Given information:
****************

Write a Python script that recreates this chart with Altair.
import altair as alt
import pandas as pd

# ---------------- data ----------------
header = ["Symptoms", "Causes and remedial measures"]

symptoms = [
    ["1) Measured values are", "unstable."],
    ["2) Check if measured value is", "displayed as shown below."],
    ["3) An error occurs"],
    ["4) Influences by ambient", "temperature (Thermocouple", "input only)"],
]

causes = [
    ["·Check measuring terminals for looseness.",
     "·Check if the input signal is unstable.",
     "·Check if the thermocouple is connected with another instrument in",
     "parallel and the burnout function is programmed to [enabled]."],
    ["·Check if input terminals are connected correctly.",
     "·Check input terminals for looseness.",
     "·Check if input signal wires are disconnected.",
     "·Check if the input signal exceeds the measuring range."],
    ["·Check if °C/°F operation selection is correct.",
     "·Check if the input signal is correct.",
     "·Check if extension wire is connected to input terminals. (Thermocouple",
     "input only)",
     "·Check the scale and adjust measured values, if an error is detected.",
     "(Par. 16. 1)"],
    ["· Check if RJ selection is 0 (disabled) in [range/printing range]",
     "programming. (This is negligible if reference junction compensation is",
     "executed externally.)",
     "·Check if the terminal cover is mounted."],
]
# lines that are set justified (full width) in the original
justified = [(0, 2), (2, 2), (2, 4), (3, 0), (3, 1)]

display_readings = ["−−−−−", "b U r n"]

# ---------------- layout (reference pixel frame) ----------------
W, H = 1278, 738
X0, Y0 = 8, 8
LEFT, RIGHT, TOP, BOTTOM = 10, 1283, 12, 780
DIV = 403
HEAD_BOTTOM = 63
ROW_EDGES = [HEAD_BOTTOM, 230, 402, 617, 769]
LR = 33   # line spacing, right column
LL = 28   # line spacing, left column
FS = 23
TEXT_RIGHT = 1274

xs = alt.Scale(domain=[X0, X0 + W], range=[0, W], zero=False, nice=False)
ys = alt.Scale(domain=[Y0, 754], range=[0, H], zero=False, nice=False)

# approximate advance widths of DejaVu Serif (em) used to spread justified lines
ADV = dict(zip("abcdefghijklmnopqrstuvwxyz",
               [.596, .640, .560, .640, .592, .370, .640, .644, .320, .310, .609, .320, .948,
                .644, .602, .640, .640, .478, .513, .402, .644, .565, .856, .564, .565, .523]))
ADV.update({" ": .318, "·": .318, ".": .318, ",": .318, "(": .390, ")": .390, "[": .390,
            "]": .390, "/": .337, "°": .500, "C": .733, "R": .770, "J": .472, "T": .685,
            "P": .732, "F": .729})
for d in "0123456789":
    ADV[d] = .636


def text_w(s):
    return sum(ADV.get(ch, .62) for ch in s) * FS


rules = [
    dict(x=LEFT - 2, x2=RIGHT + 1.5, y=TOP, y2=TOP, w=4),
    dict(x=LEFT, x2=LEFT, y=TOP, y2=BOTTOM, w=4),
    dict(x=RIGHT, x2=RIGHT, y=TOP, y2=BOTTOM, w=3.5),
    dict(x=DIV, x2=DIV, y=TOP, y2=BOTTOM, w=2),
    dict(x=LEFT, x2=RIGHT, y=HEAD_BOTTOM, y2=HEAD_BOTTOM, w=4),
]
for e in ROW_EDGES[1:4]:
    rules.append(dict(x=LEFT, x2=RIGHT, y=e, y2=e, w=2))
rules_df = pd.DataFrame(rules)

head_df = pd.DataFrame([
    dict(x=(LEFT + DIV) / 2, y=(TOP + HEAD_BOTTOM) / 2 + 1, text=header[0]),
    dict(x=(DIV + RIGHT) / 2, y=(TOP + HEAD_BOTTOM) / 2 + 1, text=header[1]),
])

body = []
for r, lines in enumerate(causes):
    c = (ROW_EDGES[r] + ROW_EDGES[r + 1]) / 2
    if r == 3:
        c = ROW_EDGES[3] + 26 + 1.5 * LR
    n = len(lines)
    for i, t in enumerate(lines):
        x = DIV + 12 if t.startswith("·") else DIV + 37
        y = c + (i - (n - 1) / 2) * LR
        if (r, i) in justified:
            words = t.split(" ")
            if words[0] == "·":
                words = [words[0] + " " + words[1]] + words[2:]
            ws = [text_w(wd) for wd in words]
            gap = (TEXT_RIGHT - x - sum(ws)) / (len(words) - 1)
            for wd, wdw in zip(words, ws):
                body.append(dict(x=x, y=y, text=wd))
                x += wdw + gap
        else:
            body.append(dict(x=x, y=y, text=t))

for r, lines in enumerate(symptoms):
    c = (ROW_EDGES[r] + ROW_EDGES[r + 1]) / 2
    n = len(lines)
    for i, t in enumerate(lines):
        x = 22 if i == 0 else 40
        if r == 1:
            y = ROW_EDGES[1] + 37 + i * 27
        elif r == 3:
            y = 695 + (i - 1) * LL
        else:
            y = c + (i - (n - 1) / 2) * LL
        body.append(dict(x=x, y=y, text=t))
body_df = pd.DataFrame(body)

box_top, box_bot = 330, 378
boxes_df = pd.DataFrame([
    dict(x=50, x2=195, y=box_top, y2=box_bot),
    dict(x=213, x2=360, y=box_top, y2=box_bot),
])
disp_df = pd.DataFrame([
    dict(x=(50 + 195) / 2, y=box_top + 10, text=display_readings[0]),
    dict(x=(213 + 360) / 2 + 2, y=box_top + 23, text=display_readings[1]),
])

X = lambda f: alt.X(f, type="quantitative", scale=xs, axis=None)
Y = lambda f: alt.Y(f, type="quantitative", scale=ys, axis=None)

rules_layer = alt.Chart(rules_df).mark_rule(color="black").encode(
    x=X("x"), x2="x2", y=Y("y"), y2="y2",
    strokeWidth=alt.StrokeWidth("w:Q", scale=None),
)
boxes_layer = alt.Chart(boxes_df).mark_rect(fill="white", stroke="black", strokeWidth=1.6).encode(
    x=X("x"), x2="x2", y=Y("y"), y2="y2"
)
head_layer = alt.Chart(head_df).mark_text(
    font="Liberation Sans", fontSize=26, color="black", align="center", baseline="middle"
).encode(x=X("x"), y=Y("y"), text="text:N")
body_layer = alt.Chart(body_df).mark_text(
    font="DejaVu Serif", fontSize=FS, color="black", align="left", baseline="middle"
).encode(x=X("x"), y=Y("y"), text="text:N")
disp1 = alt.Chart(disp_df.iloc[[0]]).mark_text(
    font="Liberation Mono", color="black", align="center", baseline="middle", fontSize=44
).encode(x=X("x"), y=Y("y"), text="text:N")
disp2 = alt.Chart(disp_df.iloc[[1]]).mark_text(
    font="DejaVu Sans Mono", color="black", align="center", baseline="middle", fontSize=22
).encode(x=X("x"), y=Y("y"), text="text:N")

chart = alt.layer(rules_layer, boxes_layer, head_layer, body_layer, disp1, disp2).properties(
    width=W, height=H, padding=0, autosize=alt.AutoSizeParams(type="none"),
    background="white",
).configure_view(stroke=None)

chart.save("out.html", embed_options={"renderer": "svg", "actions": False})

****************

Objective:
Type the material above out again, exactly.

Result of this task:
Write a Python script that recreates this chart with Altair.
import altair as alt
import pandas as pd

# ---------------- data ----------------
header = ["Symptoms", "Causes and remedial measures"]

symptoms = [
    ["1) Measured values are", "unstable."],
    ["2) Check if measured value is", "displayed as shown below."],
    ["3) An error occurs"],
    ["4) Influences by ambient", "temperature (Thermocouple", "input only)"],
]

causes = [
    ["·Check measuring terminals for looseness.",
     "·Check if the input signal is unstable.",
     "·Check if the thermocouple is connected with another instrument in",
     "parallel and the burnout function is programmed to [enabled]."],
    ["·Check if input terminals are connected correctly.",
     "·Check input terminals for looseness.",
     "·Check if input signal wires are disconnected.",
     "·Check if the input signal exceeds the measuring range."],
    ["·Check if °C/°F operation selection is correct.",
     "·Check if the input signal is correct.",
     "·Check if extension wire is connected to input terminals. (Thermocouple",
     "input only)",
     "·Check the scale and adjust measured values, if an error is detected.",
     "(Par. 16. 1)"],
    ["· Check if RJ selection is 0 (disabled) in [range/printing range]",
     "programming. (This is negligible if reference junction compensation is",
     "executed externally.)",
     "·Check if the terminal cover is mounted."],
]
# lines that are set justified (full width) in the original
justified = [(0, 2), (2, 2), (2, 4), (3, 0), (3, 1)]

display_readings = ["−−−−−", "b U r n"]

# ---------------- layout (reference pixel frame) ----------------
W, H = 1278, 738
X0, Y0 = 8, 8
LEFT, RIGHT, TOP, BOTTOM = 10, 1283, 12, 780
DIV = 403
HEAD_BOTTOM = 63
ROW_EDGES = [HEAD_BOTTOM, 230, 402, 617, 769]
LR = 33   # line spacing, right column
LL = 28   # line spacing, left column
FS = 23
TEXT_RIGHT = 1274

xs = alt.Scale(domain=[X0, X0 + W], range=[0, W], zero=False, nice=False)
ys = alt.Scale(domain=[Y0, 754], range=[0, H], zero=False, nice=False)

# approximate advance widths of DejaVu Serif (em) used to spread justified lines
ADV = dict(zip("abcdefghijklmnopqrstuvwxyz",
               [.596, .640, .560, .640, .592, .370, .640, .644, .320, .310, .609, .320, .948,
                .644, .602, .640, .640, .478, .513, .402, .644, .565, .856, .564, .565, .523]))
ADV.update({" ": .318, "·": .318, ".": .318, ",": .318, "(": .390, ")": .390, "[": .390,
            "]": .390, "/": .337, "°": .500, "C": .733, "R": .770, "J": .472, "T": .685,
            "P": .732, "F": .729})
for d in "0123456789":
    ADV[d] = .636


def text_w(s):
    return sum(ADV.get(ch, .62) for ch in s) * FS


rules = [
    dict(x=LEFT - 2, x2=RIGHT + 1.5, y=TOP, y2=TOP, w=4),
    dict(x=LEFT, x2=LEFT, y=TOP, y2=BOTTOM, w=4),
    dict(x=RIGHT, x2=RIGHT, y=TOP, y2=BOTTOM, w=3.5),
    dict(x=DIV, x2=DIV, y=TOP, y2=BOTTOM, w=2),
    dict(x=LEFT, x2=RIGHT, y=HEAD_BOTTOM, y2=HEAD_BOTTOM, w=4),
]
for e in ROW_EDGES[1:4]:
    rules.append(dict(x=LEFT, x2=RIGHT, y=e, y2=e, w=2))
rules_df = pd.DataFrame(rules)

head_df = pd.DataFrame([
    dict(x=(LEFT + DIV) / 2, y=(TOP + HEAD_BOTTOM) / 2 + 1, text=header[0]),
    dict(x=(DIV + RIGHT) / 2, y=(TOP + HEAD_BOTTOM) / 2 + 1, text=header[1]),
])

body = []
for r, lines in enumerate(causes):
    c = (ROW_EDGES[r] + ROW_EDGES[r + 1]) / 2
    if r == 3:
        c = ROW_EDGES[3] + 26 + 1.5 * LR
    n = len(lines)
    for i, t in enumerate(lines):
        x = DIV + 12 if t.startswith("·") else DIV + 37
        y = c + (i - (n - 1) / 2) * LR
        if (r, i) in justified:
            words = t.split(" ")
            if words[0] == "·":
                words = [words[0] + " " + words[1]] + words[2:]
            ws = [text_w(wd) for wd in words]
            gap = (TEXT_RIGHT - x - sum(ws)) / (len(words) - 1)
            for wd, wdw in zip(words, ws):
                body.append(dict(x=x, y=y, text=wd))
                x += wdw + gap
        else:
            body.append(dict(x=x, y=y, text=t))

for r, lines in enumerate(symptoms):
    c = (ROW_EDGES[r] + ROW_EDGES[r + 1]) / 2
    n = len(lines)
    for i, t in enumerate(lines):
        x = 22 if i == 0 else 40
        if r == 1:
            y = ROW_EDGES[1] + 37 + i * 27
        elif r == 3:
            y = 695 + (i - 1) * LL
        else:
            y = c + (i - (n - 1) / 2) * LL
        body.append(dict(x=x, y=y, text=t))
body_df = pd.DataFrame(body)

box_top, box_bot = 330, 378
boxes_df = pd.DataFrame([
    dict(x=50, x2=195, y=box_top, y2=box_bot),
    dict(x=213, x2=360, y=box_top, y2=box_bot),
])
disp_df = pd.DataFrame([
    dict(x=(50 + 195) / 2, y=box_top + 10, text=display_readings[0]),
    dict(x=(213 + 360) / 2 + 2, y=box_top + 23, text=display_readings[1]),
])

X = lambda f: alt.X(f, type="quantitative", scale=xs, axis=None)
Y = lambda f: alt.Y(f, type="quantitative", scale=ys, axis=None)

rules_layer = alt.Chart(rules_df).mark_rule(color="black").encode(
    x=X("x"), x2="x2", y=Y("y"), y2="y2",
    strokeWidth=alt.StrokeWidth("w:Q", scale=None),
)
boxes_layer = alt.Chart(boxes_df).mark_rect(fill="white", stroke="black", strokeWidth=1.6).encode(
    x=X("x"), x2="x2", y=Y("y"), y2="y2"
)
head_layer = alt.Chart(head_df).mark_text(
    font="Liberation Sans", fontSize=26, color="black", align="center", baseline="middle"
).encode(x=X("x"), y=Y("y"), text="text:N")
body_layer = alt.Chart(body_df).mark_text(
    font="DejaVu Serif", fontSize=FS, color="black", align="left", baseline="middle"
).encode(x=X("x"), y=Y("y"), text="text:N")
disp1 = alt.Chart(disp_df.iloc[[0]]).mark_text(
    font="Liberation Mono", color="black", align="center", baseline="middle", fontSize=44
).encode(x=X("x"), y=Y("y"), text="text:N")
disp2 = alt.Chart(disp_df.iloc[[1]]).mark_text(
    font="DejaVu Sans Mono", color="black", align="center", baseline="middle", fontSize=22
).encode(x=X("x"), y=Y("y"), text="text:N")

chart = alt.layer(rules_layer, boxes_layer, head_layer, body_layer, disp1, disp2).properties(
    width=W, height=H, padding=0, autosize=alt.AutoSizeParams(type="none"),
    background="white",
).configure_view(stroke=None)

chart.save("out.html", embed_options={"renderer": "svg", "actions": False})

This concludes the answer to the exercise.